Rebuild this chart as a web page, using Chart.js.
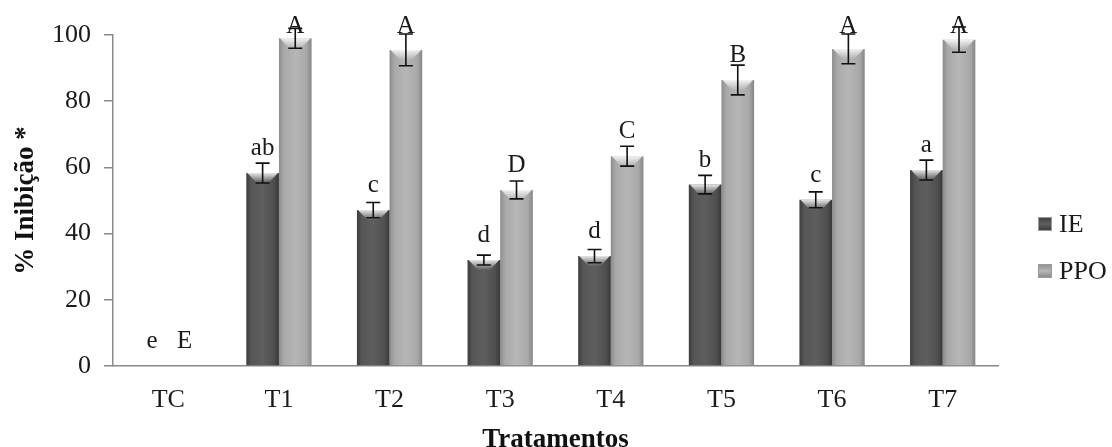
<!DOCTYPE html>
<html>
<head>
<meta charset="utf-8">
<script src="https://cdn.jsdelivr.net/npm/chart.js@4.4.1/dist/chart.umd.min.js"></script>
<style>
  html, body { margin: 0; padding: 0; background: #ffffff; }
  #wrap { width: 1112px; height: 447px; }
</style>
</head>
<body>
<div id="wrap"><canvas id="c" width="1112" height="447"></canvas></div>
<script>
// ---- data ----
const categories = ['TC', 'T1', 'T2', 'T3', 'T4', 'T5', 'T6', 'T7'];
const ieValues  = [0, 58.3, 47.1, 32.0, 33.2, 54.8, 50.2, 59.2];
const ieErrors  = [0, 3.0, 2.3, 1.5, 2.0, 2.8, 2.4, 3.0];
const ieLetters = ['e', 'ab', 'c', 'd', 'd', 'b', 'c', 'a'];
const ppoValues  = [0, 99.0, 95.5, 53.2, 63.4, 86.4, 95.8, 98.6];
const ppoErrors  = [0, 3.0, 4.8, 2.7, 3.0, 4.5, 4.5, 3.8];
const ppoLetters = ['E', 'A', 'A', 'D', 'C', 'B', 'A', 'A'];
const yTicks = [0, 20, 40, 60, 80, 100];
const seriesNames = ['IE', 'PPO'];
const xTitle = 'Tratamentos';
const yTitle = '% Inibição *';

const SERIF = '"Liberation Serif", "DejaVu Serif", serif';
const CAT_PCT = 0.59;
const palettes = [
  ['#3d3d3d', '#565656', '#5e5e5e', '#4f4f4f', '#383838'],
  ['#8c8c8c', '#a9a9a9', '#b6b6b6', '#a8a8a8', '#858585']
];

function barFill(ctx) {
  const chart = ctx.chart;
  const area = chart.chartArea;
  const pal = palettes[ctx.datasetIndex];
  if (!area || ctx.type !== 'data') return pal[2];
  const xs = chart.scales.x;
  const catW = (area.right - area.left) / categories.length;
  const barW = catW * CAT_PCT / 2;
  const center = xs.getPixelForValue(ctx.dataIndex);
  const x0 = center - catW * CAT_PCT / 2 + ctx.datasetIndex * barW;
  const g = chart.ctx.createLinearGradient(x0, 0, x0 + barW, 0);
  g.addColorStop(0, pal[0]);
  g.addColorStop(0.15, pal[1]);
  g.addColorStop(0.5, pal[2]);
  g.addColorStop(0.85, pal[3]);
  g.addColorStop(1, pal[4]);
  return g;
}

const errorBarsPlugin = {
  id: 'errorBarsLetters',
  afterDatasetsDraw(chart) {
    const c = chart.ctx;
    const ys = chart.scales.y;
    const errs = [ieErrors, ppoErrors];
    const letters = [ieLetters, ppoLetters];
    chart.data.datasets.forEach((ds, di) => {
      const meta = chart.getDatasetMeta(di);
      meta.data.forEach((bar, i) => {
        const v = ds.data[i];
        const e = errs[di][i];
        if (v > 0) {
          const top = ys.getPixelForValue(v);
          const w = bar.width;
          const l = bar.x - w / 2;
          c.save();
          const hg = c.createLinearGradient(0, top, 0, top + 10);
          hg.addColorStop(0, 'rgba(255,255,255,0.85)');
          hg.addColorStop(1, 'rgba(255,255,255,0)');
          c.fillStyle = hg;
          c.beginPath();
          c.moveTo(l + 1, top);
          c.lineTo(l + w - 1, top);
          c.lineTo(bar.x + w * 0.18, top + 10);
          c.lineTo(bar.x - w * 0.18, top + 10);
          c.closePath();
          c.fill();
          c.restore();
        }
        if (e > 0) {
          const yHi = ys.getPixelForValue(v + e);
          const yLo = ys.getPixelForValue(v - e);
          c.save();
          c.strokeStyle = '#111';
          c.lineWidth = 1.6;
          c.beginPath();
          c.moveTo(bar.x, yHi); c.lineTo(bar.x, yLo);
          c.moveTo(bar.x - 7, yHi); c.lineTo(bar.x + 7, yHi);
          c.moveTo(bar.x - 7, yLo); c.lineTo(bar.x + 7, yLo);
          c.stroke();
          c.restore();
        }
        const base = Math.max(ys.getPixelForValue(v) - 18, 33);
        c.save();
        c.fillStyle = '#1a1a1a';
        c.font = '25px ' + SERIF;
        c.textAlign = 'center';
        c.textBaseline = 'alphabetic';
        c.fillText(letters[di][i], bar.x, base);
        c.restore();
      });
    });
  }
};

const legendPlugin = {
  id: 'sideLegend',
  afterDraw(chart) {
    const c = chart.ctx;
    const area = chart.chartArea;
    const x = area.right + 40;
    const yCenter = (area.top + area.bottom) / 2 + 47;
    const gap = 47;
    chart.data.datasets.forEach((ds, di) => {
      const y = yCenter - gap / 2 + di * gap;
      const pal = palettes[di];
      c.save();
      const g = c.createLinearGradient(x, y - 7, x, y + 7);
      g.addColorStop(0, pal[0]);
      g.addColorStop(0.5, pal[2]);
      g.addColorStop(1, pal[4]);
      c.fillStyle = g;
      c.fillRect(x, y - 7, 14, 14);
      c.strokeStyle = '#9a9a9a';
      c.lineWidth = 1;
      c.strokeRect(x + 0.5, y - 6.5, 13, 13);
      c.fillStyle = '#1a1a1a';
      c.font = '26px ' + SERIF;
      c.textAlign = 'left';
      c.textBaseline = 'middle';
      c.fillText(ds.label, x + 21, y + 1);
      c.restore();
    });
  }
};

new Chart(document.getElementById('c'), {
  type: 'bar',
  data: {
    labels: categories,
    datasets: [
      { label: seriesNames[0], data: ieValues, backgroundColor: barFill, borderWidth: 0 },
      { label: seriesNames[1], data: ppoValues, backgroundColor: barFill, borderWidth: 0 }
    ]
  },
  options: {
    responsive: false,
    animation: false,
    events: [],
    layout: { padding: { left: 0, top: 35, right: 114, bottom: 0 } },
    datasets: { bar: { categoryPercentage: CAT_PCT, barPercentage: 1.0 } },
    plugins: { legend: { display: false }, tooltip: { enabled: false } },
    scales: {
      x: {
        grid: { display: false },
        border: { display: true, color: '#8a8a8a', width: 1.5 },
        ticks: { color: '#1a1a1a', font: { family: SERIF, size: 26 }, padding: 11, maxRotation: 0 },
        title: { display: true, text: xTitle, color: '#111', font: { family: SERIF, size: 27, weight: 'bold' }, padding: { top: 4, bottom: -9 } },
        afterFit(scale) { scale.height = 81; }
      },
      y: {
        min: 0, max: 100,
        afterBuildTicks(scale) { scale.ticks = yTicks.map(v => ({ value: v })); },
        grid: { display: true, drawOnChartArea: false, drawTicks: true, tickLength: 9, color: '#8a8a8a', lineWidth: 1.5 },
        border: { display: true, color: '#8a8a8a', width: 1.5 },
        ticks: { color: '#1a1a1a', font: { family: SERIF, size: 26 }, padding: 13 },
        title: { display: true, text: yTitle, color: '#111', font: { family: SERIF, size: 27, weight: 'bold' }, padding: { top: 10, bottom: 4 } },
        afterFit(scale) { scale.width = 113; }
      }
    }
  },
  plugins: [errorBarsPlugin, legendPlugin]
});
</script>
</body>
</html>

**TO DO**
Are you able to set down all the lines above exactly, without any pictures?

**SOLUTION TO THIS PROBLEM**
Rebuild this chart as a web page, using Chart.js.
<!DOCTYPE html>
<html>
<head>
<meta charset="utf-8">
<script src="https://cdn.jsdelivr.net/npm/chart.js@4.4.1/dist/chart.umd.min.js"></script>
<style>
  html, body { margin: 0; padding: 0; background: #ffffff; }
  #wrap { width: 1112px; height: 447px; }
</style>
</head>
<body>
<div id="wrap"><canvas id="c" width="1112" height="447"></canvas></div>
<script>
// ---- data ----
const categories = ['TC', 'T1', 'T2', 'T3', 'T4', 'T5', 'T6', 'T7'];
const ieValues  = [0, 58.3, 47.1, 32.0, 33.2, 54.8, 50.2, 59.2];
const ieErrors  = [0, 3.0, 2.3, 1.5, 2.0, 2.8, 2.4, 3.0];
const ieLetters = ['e', 'ab', 'c', 'd', 'd', 'b', 'c', 'a'];
const ppoValues  = [0, 99.0, 95.5, 53.2, 63.4, 86.4, 95.8, 98.6];
const ppoErrors  = [0, 3.0, 4.8, 2.7, 3.0, 4.5, 4.5, 3.8];
const ppoLetters = ['E', 'A', 'A', 'D', 'C', 'B', 'A', 'A'];
const yTicks = [0, 20, 40, 60, 80, 100];
const seriesNames = ['IE', 'PPO'];
const xTitle = 'Tratamentos';
const yTitle = '% Inibição *';

const SERIF = '"Liberation Serif", "DejaVu Serif", serif';
const CAT_PCT = 0.59;
const palettes = [
  ['#3d3d3d', '#565656', '#5e5e5e', '#4f4f4f', '#383838'],
  ['#8c8c8c', '#a9a9a9', '#b6b6b6', '#a8a8a8', '#858585']
];

function barFill(ctx) {
  const chart = ctx.chart;
  const area = chart.chartArea;
  const pal = palettes[ctx.datasetIndex];
  if (!area || ctx.type !== 'data') return pal[2];
  const xs = chart.scales.x;
  const catW = (area.right - area.left) / categories.length;
  const barW = catW * CAT_PCT / 2;
  const center = xs.getPixelForValue(ctx.dataIndex);
  const x0 = center - catW * CAT_PCT / 2 + ctx.datasetIndex * barW;
  const g = chart.ctx.createLinearGradient(x0, 0, x0 + barW, 0);
  g.addColorStop(0, pal[0]);
  g.addColorStop(0.15, pal[1]);
  g.addColorStop(0.5, pal[2]);
  g.addColorStop(0.85, pal[3]);
  g.addColorStop(1, pal[4]);
  return g;
}

const errorBarsPlugin = {
  id: 'errorBarsLetters',
  afterDatasetsDraw(chart) {
    const c = chart.ctx;
    const ys = chart.scales.y;
    const errs = [ieErrors, ppoErrors];
    const letters = [ieLetters, ppoLetters];
    chart.data.datasets.forEach((ds, di) => {
      const meta = chart.getDatasetMeta(di);
      meta.data.forEach((bar, i) => {
        const v = ds.data[i];
        const e = errs[di][i];
        if (v > 0) {
          const top = ys.getPixelForValue(v);
          const w = bar.width;
          const l = bar.x - w / 2;
          c.save();
          const hg = c.createLinearGradient(0, top, 0, top + 10);
          hg.addColorStop(0, 'rgba(255,255,255,0.85)');
          hg.addColorStop(1, 'rgba(255,255,255,0)');
          c.fillStyle = hg;
          c.beginPath();
          c.moveTo(l + 1, top);
          c.lineTo(l + w - 1, top);
          c.lineTo(bar.x + w * 0.18, top + 10);
          c.lineTo(bar.x - w * 0.18, top + 10);
          c.closePath();
          c.fill();
          c.restore();
        }
        if (e > 0) {
          const yHi = ys.getPixelForValue(v + e);
          const yLo = ys.getPixelForValue(v - e);
          c.save();
          c.strokeStyle = '#111';
          c.lineWidth = 1.6;
          c.beginPath();
          c.moveTo(bar.x, yHi); c.lineTo(bar.x, yLo);
          c.moveTo(bar.x - 7, yHi); c.lineTo(bar.x + 7, yHi);
          c.moveTo(bar.x - 7, yLo); c.lineTo(bar.x + 7, yLo);
          c.stroke();
          c.restore();
        }
        const base = Math.max(ys.getPixelForValue(v) - 18, 33);
        c.save();
        c.fillStyle = '#1a1a1a';
        c.font = '25px ' + SERIF;
        c.textAlign = 'center';
        c.textBaseline = 'alphabetic';
        c.fillText(letters[di][i], bar.x, base);
        c.restore();
      });
    });
  }
};

const legendPlugin = {
  id: 'sideLegend',
  afterDraw(chart) {
    const c = chart.ctx;
    const area = chart.chartArea;
    const x = area.right + 40;
    const yCenter = (area.top + area.bottom) / 2 + 47;
    const gap = 47;
    chart.data.datasets.forEach((ds, di) => {
      const y = yCenter - gap / 2 + di * gap;
      const pal = palettes[di];
      c.save();
      const g = c.createLinearGradient(x, y - 7, x, y + 7);
      g.addColorStop(0, pal[0]);
      g.addColorStop(0.5, pal[2]);
      g.addColorStop(1, pal[4]);
      c.fillStyle = g;
      c.fillRect(x, y - 7, 14, 14);
      c.strokeStyle = '#9a9a9a';
      c.lineWidth = 1;
      c.strokeRect(x + 0.5, y - 6.5, 13, 13);
      c.fillStyle = '#1a1a1a';
      c.font = '26px ' + SERIF;
      c.textAlign = 'left';
      c.textBaseline = 'middle';
      c.fillText(ds.label, x + 21, y + 1);
      c.restore();
    });
  }
};

new Chart(document.getElementById('c'), {
  type: 'bar',
  data: {
    labels: categories,
    datasets: [
      { label: seriesNames[0], data: ieValues, backgroundColor: barFill, borderWidth: 0 },
      { label: seriesNames[1], data: ppoValues, backgroundColor: barFill, borderWidth: 0 }
    ]
  },
  options: {
    responsive: false,
    animation: false,
    events: [],
    layout: { padding: { left: 0, top: 35, right: 114, bottom: 0 } },
    datasets: { bar: { categoryPercentage: CAT_PCT, barPercentage: 1.0 } },
    plugins: { legend: { display: false }, tooltip: { enabled: false } },
    scales: {
      x: {
        grid: { display: false },
        border: { display: true, color: '#8a8a8a', width: 1.5 },
        ticks: { color: '#1a1a1a', font: { family: SERIF, size: 26 }, padding: 11, maxRotation: 0 },
        title: { display: true, text: xTitle, color: '#111', font: { family: SERIF, size: 27, weight: 'bold' }, padding: { top: 4, bottom: -9 } },
        afterFit(scale) { scale.height = 81; }
      },
      y: {
        min: 0, max: 100,
        afterBuildTicks(scale) { scale.ticks = yTicks.map(v => ({ value: v })); },
        grid: { display: true, drawOnChartArea: false, drawTicks: true, tickLength: 9, color: '#8a8a8a', lineWidth: 1.5 },
        border: { display: true, color: '#8a8a8a', width: 1.5 },
        ticks: { color: '#1a1a1a', font: { family: SERIF, size: 26 }, padding: 13 },
        title: { display: true, text: yTitle, color: '#111', font: { family: SERIF, size: 27, weight: 'bold' }, padding: { top: 10, bottom: 4 } },
        afterFit(scale) { scale.width = 113; }
      }
    }
  },
  plugins: [errorBarsPlugin, legendPlugin]
});
</script>
</body>
</html>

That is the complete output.